How much food a dog needs veries a lot, unless he gets very thin I wouldn't worry. Until he hits six months at least keep with three feedings, even if he just eats a little he needs the option. 

Puppies have to go a lot, it should get better at about five six ish months. Get into a schedule of taking him out ever hour, no matter what he does inbetween other then sleeping time of course. =) If he won't go after waking up, crate him again and try again a little later. After food, take him out every half hour until he goes.

Please read the review at the bottom if this about Science diet, it's not a good food, please think about switching him. : http://www.dogfoodanalysis.com/dog_food_reviews/showproduct.php?product=138&cat=all 

This is the food I feed for contrast : http://www.dogfoodanalysis.com/dog_food_reviews/showproduct.php?product=1287&cat=8

And other 'six star'(the best ingrediants wise) foods : http://www.dogfoodanalysis.com/dog_food_reviews/showcat.php/cat/8


----------



## CutieCocoaCockapoo (Jan 1, 2010)

Enneirda. said:


> How much food a dog needs veries a lot, unless he gets very thin I wouldn't worry. Until he hits six months at least keep with three feedings, even if he just eats a little he needs the option.
> 
> Puppies have to go a lot, it should get better at about five six ish months. Get into a schedule of taking him out ever hour, no matter what he does inbetween other then sleeping time of course. =) If he won't go after waking up, crate him again and try again a little later. After food, take him out every half hour until he goes.
> 
> ...



Looking at the ingredients for the Science Diet food, it seems like there are a lot of fillers, which aren't good. The links should be very helpful to you (^).
We also feed Cocoa Taste of the Wild but we give him the Bison and Venison formula.


----------



## Enneirda. (Mar 5, 2010)

Thanks Alyssa, I forgot that.  I switch between all the formulas, no need to stick to one. A good link on why switching food every bag or two is good for the dog : http://www.dogfoodanalysis.com/how-often-should-i-change-foods.html


----------



## Jerseypoo527 (Jun 25, 2010)

Thanks! That's very helpful. I'll definitely consider switching him. Someone recommended Science Diet to me. I had no idea it was so bad, I guess I should have taken the time to read the ingredients. If I switch him, will it make his stools all messed up or can I mix the new food with the old food in the beginning to make the transition easier? 

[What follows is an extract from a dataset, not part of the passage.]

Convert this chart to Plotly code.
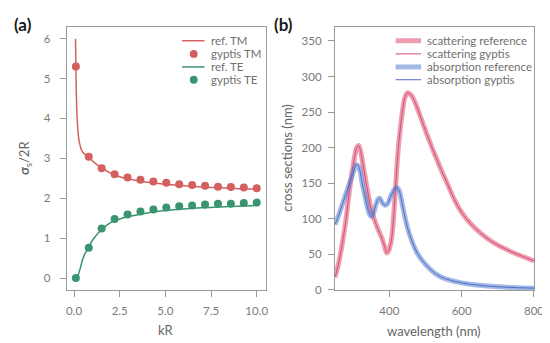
import plotly.graph_objects as go

W, H = 550, 343

# ---------- panel (a) data ----------
kr_pts = [0.1, 0.807, 1.514, 2.221, 2.929, 3.636, 4.343, 5.05, 5.757, 6.464, 7.171, 7.879, 8.586, 9.293, 10.0]
tm_pts = [5.30, 3.04, 2.75, 2.60, 2.52, 2.46, 2.42, 2.39, 2.35, 2.33, 2.31, 2.29, 2.28, 2.27, 2.25]
te_pts = [0.00, 0.76, 1.24, 1.48, 1.59, 1.67, 1.72, 1.77, 1.80, 1.82, 1.84, 1.86, 1.86, 1.88, 1.89]

kr_ref_tm = [0.08, 0.1, 0.13, 0.16, 0.2, 0.25, 0.3, 0.4, 0.5, 0.65, 0.8, 1.0, 1.25, 1.5, 2.0, 2.5,
             3.0, 3.5, 4.0, 5.0, 6.0, 7.0, 8.0, 9.0, 10.0]
tm_ref = [6.0, 5.3, 4.55, 4.1, 3.78, 3.52, 3.38, 3.22, 3.14, 3.08, 3.03, 2.94, 2.84, 2.76, 2.63, 2.54,
          2.48, 2.44, 2.40, 2.35, 2.31, 2.28, 2.26, 2.24, 2.23]

kr_ref_te = [0.1, 0.2, 0.3, 0.4, 0.5, 0.6, 0.7, 0.8, 0.9, 1.0, 1.2, 1.5, 2.0, 2.5, 3.0, 4.0, 5.0,
             6.0, 7.0, 8.0, 9.0, 10.0]
te_ref = [0.0, 0.05, 0.18, 0.35, 0.5, 0.61, 0.69, 0.76, 0.86, 0.94, 1.06, 1.21, 1.39, 1.48, 1.54,
          1.63, 1.69, 1.73, 1.76, 1.78, 1.80, 1.82]

# ---------- panel (b) data ----------
wl_scat = [250, 260, 270, 280, 290, 300, 310, 315, 320, 330, 340, 350, 360, 370, 380, 387, 393, 398,
           405, 410, 418, 425, 430, 436, 443, 450, 460, 470, 480, 490, 500, 515, 530, 545, 560,
           580, 600, 625, 650, 675, 700, 750, 800]
scat_ref = [18, 38, 65, 98, 140, 175, 200, 203, 196, 168, 139, 113, 97, 84, 72, 61, 52, 55,
            68, 90, 150, 200, 225, 250, 270, 277, 274, 265, 252, 238, 224, 204, 185, 167, 150,
            127, 109, 93, 81, 71, 63, 51, 41]
scat_gyptis = list(scat_ref)

wl_abs = [250, 260, 270, 280, 290, 300, 305, 310, 315, 320, 325, 332, 340, 345, 350, 355, 362, 368,
          373, 380, 388, 395, 405, 415, 421, 427, 433, 440, 450, 460, 477, 500, 520, 540, 560,
          600, 650, 700, 750, 800]
abs_ref = [92, 105, 120, 135, 150, 165, 172, 176, 174, 165, 150, 134, 115, 107, 103, 106, 118, 127,
           129, 123, 119, 121, 133, 142, 144, 140, 128, 110, 88, 72, 52, 36, 26, 19, 15,
           10, 6.5, 4.5, 3.3, 2.5]
abs_gyptis = list(abs_ref)

# ---------- styling ----------
FONT = "Lato"
RED = "#d45f5f"
GREEN = "#3a9470"
PINK_THICK = "rgba(222,80,115,0.55)"
PINK_THIN = "#d64d70"
BLUE_THICK = "rgba(90,125,210,0.55)"
BLUE_THIN = "#4a6fc6"
SPINE = "#9a9a9a"
TICKFONT = dict(family=FONT, size=11.5, color="#7a7a7a")

fig = go.Figure()

# panel (a)
fig.add_trace(go.Scatter(x=kr_ref_tm, y=tm_ref, mode="lines", line=dict(color=RED, width=1.5, shape="spline"),
                         xaxis="x", yaxis="y", showlegend=False))
fig.add_trace(go.Scatter(x=kr_pts, y=tm_pts, mode="markers", marker=dict(color=RED, size=8),
                         xaxis="x", yaxis="y", showlegend=False))
fig.add_trace(go.Scatter(x=kr_ref_te, y=te_ref, mode="lines", line=dict(color=GREEN, width=1.5, shape="spline"),
                         xaxis="x", yaxis="y", showlegend=False))
fig.add_trace(go.Scatter(x=kr_pts, y=te_pts, mode="markers", marker=dict(color=GREEN, size=8),
                         xaxis="x", yaxis="y", showlegend=False))

# panel (b)
fig.add_trace(go.Scatter(x=wl_scat, y=scat_ref, mode="lines", line=dict(color=PINK_THICK, width=5, shape="spline"),
                         xaxis="x2", yaxis="y2", showlegend=False))
fig.add_trace(go.Scatter(x=wl_scat, y=scat_gyptis, mode="lines", line=dict(color=PINK_THIN, width=1, shape="spline"),
                         xaxis="x2", yaxis="y2", showlegend=False))
fig.add_trace(go.Scatter(x=wl_abs, y=abs_ref, mode="lines", line=dict(color=BLUE_THICK, width=5, shape="spline"),
                         xaxis="x2", yaxis="y2", showlegend=False))
fig.add_trace(go.Scatter(x=wl_abs, y=abs_gyptis, mode="lines", line=dict(color=BLUE_THIN, width=1, shape="spline"),
                         xaxis="x2", yaxis="y2", showlegend=False))

def px(x):
    return x / W

def py(y):
    return 1 - y / H

common_axis = dict(showline=True, mirror=True, linecolor=SPINE, linewidth=1.3, showgrid=False,
                   zeroline=False, ticks="outside", ticklen=6, tickwidth=1.2, tickcolor=SPINE,
                   tickfont=TICKFONT)

fig.update_layout(
    width=W, height=H, margin=dict(l=0, r=0, t=0, b=0),
    paper_bgcolor="white", plot_bgcolor="white",
    font=dict(family=FONT),
    xaxis=dict(domain=[px(59), px(262)], range=[-0.395, 10.495], tickvals=[0, 2.5, 5, 7.5, 10],
               ticktext=["0.0", "2.5", "5.0", "7.5", "10.0"], anchor="y", ticklabelstandoff=4, **common_axis),
    yaxis=dict(domain=[py(287), py(19)], range=[-0.3, 6.3], tickvals=[0, 1, 2, 3, 4, 5, 6],
               anchor="x", ticklabelstandoff=7, **common_axis),
    xaxis2=dict(domain=[px(332.7), px(535.7)], range=[250, 800], tickvals=[400, 600, 800],
                anchor="y2", ticklabelstandoff=4, **common_axis),
    yaxis2=dict(domain=[py(287), py(19)], range=[0, 370], tickvals=[0, 50, 100, 150, 200, 250, 300, 350],
                anchor="x2", ticklabelstandoff=4, **common_axis),
)

ann = []
shapes = []
TITLEFONT = dict(family=FONT, size=13, color="#666666")
ann.append(dict(x=px(160.5), y=py(328), xref="paper", yref="paper", text="kR", showarrow=False,
                font=TITLEFONT, xanchor="center", yanchor="middle"))
ann.append(dict(x=px(17), y=py(153), xref="paper", yref="paper", text="<b>σ</b><sub>s</sub>/2R",
                showarrow=False, font=TITLEFONT, textangle=-90, xanchor="center", yanchor="middle"))
ann.append(dict(x=px(434), y=py(329), xref="paper", yref="paper", text="wavelength (nm)", showarrow=False,
                font=TITLEFONT, xanchor="center", yanchor="middle"))
ann.append(dict(x=px(284), y=py(153), xref="paper", yref="paper", text="cross sections (nm)",
                showarrow=False, font=TITLEFONT, textangle=-90, xanchor="center", yanchor="middle"))
ann.append(dict(x=px(14), y=py(17), xref="paper", yref="paper", text="<b>(a)</b>", showarrow=False,
                font=dict(family=FONT, size=17, color="#1a1a1a"), xanchor="center", yanchor="middle"))
ann.append(dict(x=px(280), y=py(17), xref="paper", yref="paper", text="<b>(b)</b>", showarrow=False,
                font=dict(family=FONT, size=17, color="#1a1a1a"), xanchor="center", yanchor="middle"))

LEGFONT = dict(family=FONT, size=11.5, color="#707070")
rows = [33.3, 46.7, 60.0, 73.0]

# legend (a)
leg_a = [("ref. TM", "line", RED), ("gyptis TM", "dot", RED), ("ref. TE", "line", GREEN), ("gyptis TE", "dot", GREEN)]
for (label, kind, col), yy in zip(leg_a, rows):
    if kind == "line":
        shapes.append(dict(type="line", xref="paper", yref="paper", x0=px(176.5), x1=px(199.5),
                           y0=py(yy), y1=py(yy), line=dict(color=col, width=1.5)))
    else:
        shapes.append(dict(type="circle", xref="paper", yref="paper", x0=px(184.5), x1=px(192.5),
                           y0=py(yy + 4), y1=py(yy - 4), fillcolor=col, line=dict(width=0)))
    ann.append(dict(x=px(204.5), y=py(yy), xref="paper", yref="paper", text=label, showarrow=False,
                    font=LEGFONT, xanchor="left", yanchor="middle"))

# legend (b)
leg_b = [("scattering reference", PINK_THICK, 5), ("scattering gyptis", PINK_THIN, 1),
         ("absorption reference", BLUE_THICK, 5), ("absorption gyptis", BLUE_THIN, 1)]
for (label, col, lw), yy in zip(leg_b, rows):
    shapes.append(dict(type="line", xref="paper", yref="paper", x0=px(394.5), x1=px(420.5),
                       y0=py(yy), y1=py(yy), line=dict(color=col, width=lw)))
    ann.append(dict(x=px(424.5), y=py(yy), xref="paper", yref="paper", text=label, showarrow=False,
                    font=LEGFONT, xanchor="left", yanchor="middle"))

fig.update_layout(annotations=ann, shapes=shapes)
fig.write_html("out.html")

Thanks again for the advice on potty training.


----------



## kendal (Jul 16, 2009)

what ever you feel is best, i just thend to switch over with out mixing. but if you would feel happier mixing for a couple of days, then do that.


----------



## Enneirda. (Mar 5, 2010)

Because of his age, I'd switch slowly. Thanks for switching! 

Most people say do a eighth cup new, then a forth, then a third, then a half ect. It should if done right take a little over a week or so, and he won't get much or any stomach upset. Once he's on the food you can switch cold turkey between it's types, most just change proteins.


----------



## Jerseypoo527 (Jun 25, 2010)

Great! Thanks. I told my mom and she was ok with the switch. We'll get right on it.


----------